Today retailers participate in and contribute their standardized data to large POS tracking systems. I foresee the same outcome for cross-media digital-impressions data. In the future, it will be standard practice to share data in return for a fuller picture of the competitive landscape.

We want competitive digital intelligence

We cannot continue in our own silos. Sharing audited and privacy-compliant data allows marketers and their agencies to make smarter, data-powered choices by helping to fill that gap in cross-platform measurement.

Advertisers also desire access to competitive digital ad spend data because the ways to collect that data currently are often inaccurate. We’re on the back foot when we lack credible insight about competitor marketing decisions and spending figures. I’ve personally heard marketer complaints on this front, and I think that advertisers would be well served by sharing their own organizations’ data in order to access everyone else’s.

A view of the competitive landscape is highly useful, but the competitive advantage for marketers will truly come from what we do with all of this shared aggregated raw data in combination with our own data. That may include measuring deduplicated reach and frequency for a cross-media campaign and understanding how to create sequenced messaging for cross-media campaigns.

We need our data sanitized and anonymized

As with POS data, marketers willing to share their data will need assurances that the data will not make it into competitor’s hands in its raw, individualized form. Data anonymization, sanitization and auditing are key to ensuring privacy protection and compliance. By encrypting or stripping personally identifiable information from data sets, the whole can have access to the comparable data without revealing individual contributions.

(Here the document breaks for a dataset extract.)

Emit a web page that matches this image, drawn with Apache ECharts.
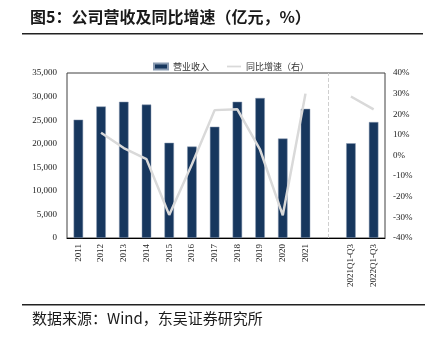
<!DOCTYPE html>
<html><head><meta charset="utf-8">
<script src="https://cdn.jsdelivr.net/npm/echarts@6/dist/echarts.min.js"></script>
<style>html,body{margin:0;padding:0;background:#fff}#c{width:430px;height:343px}</style>
</head><body><div id="c"></div>
<script>
var categories = ['2011','2012','2013','2014','2015','2016','2017','2018','2019','2020','2021','','2021Q1-Q3','2022Q1-Q3'];
var revenue = [25100, 27900, 28900, 28300, 20200, 19400, 23600, 28900, 29700, 21100, 27400, null, 20100, 24600];
var growth = [null, 11.0, 3.6, -1.8, -28.8, -4.2, 22.0, 22.4, 2.8, -29.0, 30.0, null, 28.6, 22.4];
var leftTicks = [0, 35000, 5000];
var rightTicks = [-40, 40, 10];

var chart = echarts.init(document.getElementById('c'), null, {renderer:'canvas'});
var serif = '"Liberation Serif","Times New Roman",serif';
var cjk = '"Noto Sans CJK SC",sans-serif';
chart.setOption({
  animation:false,
  backgroundColor:'#fff',
  title:{show:false},
  legend:{
    top:57, left:148, itemGap:18, itemWidth:14, itemHeight:6,
    textStyle:{fontFamily:cjk, fontSize:9, color:'#333'},
    data:[{name:'营业收入', icon:'rect'},{name:'同比增速（右）', icon:'path://M0,0L20,0L20,2.5L0,2.5Z'}]
  },
  grid:{left:67, right:45, top:73, bottom:105, show:true, borderColor:'#404040', borderWidth:1, containLabel:false},
  xAxis:{
    type:'category', data:categories,
    axisLine:{lineStyle:{color:'#000'}},
    axisTick:{show:false},
    axisLabel:{rotate:90, interval:0, fontFamily:serif, fontSize:9, color:'#222', margin:6}
  },
  yAxis:[
    {type:'value', min:leftTicks[0], max:leftTicks[1], interval:leftTicks[2],
     splitLine:{show:false}, axisLine:{show:false}, axisTick:{show:false},
     axisLabel:{fontFamily:serif, fontSize:9, color:'#222', margin:10,
       formatter:function(v){return v.toLocaleString('en-US');}}},
    {type:'value', min:rightTicks[0], max:rightTicks[1], interval:rightTicks[2],
     splitLine:{show:false}, axisLine:{show:false}, axisTick:{show:false},
     axisLabel:{fontFamily:serif, fontSize:9, color:'#222', margin:8, formatter:'{value}%'}}
  ],
  series:[
    {name:'营业收入', type:'bar', data:revenue, barWidth:9.5,
     itemStyle:{color:'#17375e', borderColor:'#8a9bb2', borderWidth:0.5},
     markLine:{silent:true, symbol:'none', label:{show:false},
       lineStyle:{color:'#cfcfcf', type:'dashed', width:1},
       data:[{xAxis:''}]}},
    {name:'同比增速（右）', type:'line', yAxisIndex:1, data:growth,
     symbol:'none', connectNulls:false,
     lineStyle:{color:'#d9d9d9', width:2.5}, itemStyle:{color:'#d9d9d9'}}
  ],
  graphic:[
    {type:'text', left:30, top:9, style:{text:'图5：公司营收及同比增速（亿元，%）', font:'bold 16px "Noto Sans CJK SC",sans-serif', fill:'#1a1a1a'}},
    {type:'rect', shape:{x:22, y:33, width:401, height:1.5}, style:{fill:'#222'}},
    {type:'rect', shape:{x:22, y:304, width:403, height:1.5}, style:{fill:'#222'}},
    {type:'text', left:32, top:311, style:{text:'数据来源：Wind，东吴证券研究所', font:'15px "Noto Sans CJK SC",sans-serif', fill:'#1a1a1a'}}
  ]
});
</script></body></html>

The only way that we’re going to be able to track ad impressions seen by individuals on different platforms is if we all contribute those impressions into a warehouse and have a way to deduplicate shared data without revealing detailed organizational data or user-level personal data between measurement bodies, publishers or advertisers. There are industry discussions underway about the best way to do this.

Setting permissions makes the idea more palatable

Brands would need the ability to set permissions that protect them from handing data to their competitors. By masking all contributors with an anonymous identifier, we would all be able to match data with the other data sets for deduplications in a privacy-compliant way.

The ability to set permissions means this data-sharing solution would not be a straight syndicated service solution. If Unilever didn’t want P&G to see data at a granular level, for example, it could set it up so that certain partners could see the data but not its competitors.

Consider sharing

If you own data, I encourage you to start thinking about the benefits of sharing that intelligence for the collective good. Why shouldn’t we consider a way that allows for better informed decisions when it’s been done before, with great success?

Let’s all start thinking more about ways that we could gain traction with data sharing and take collective steps toward better information than we have now.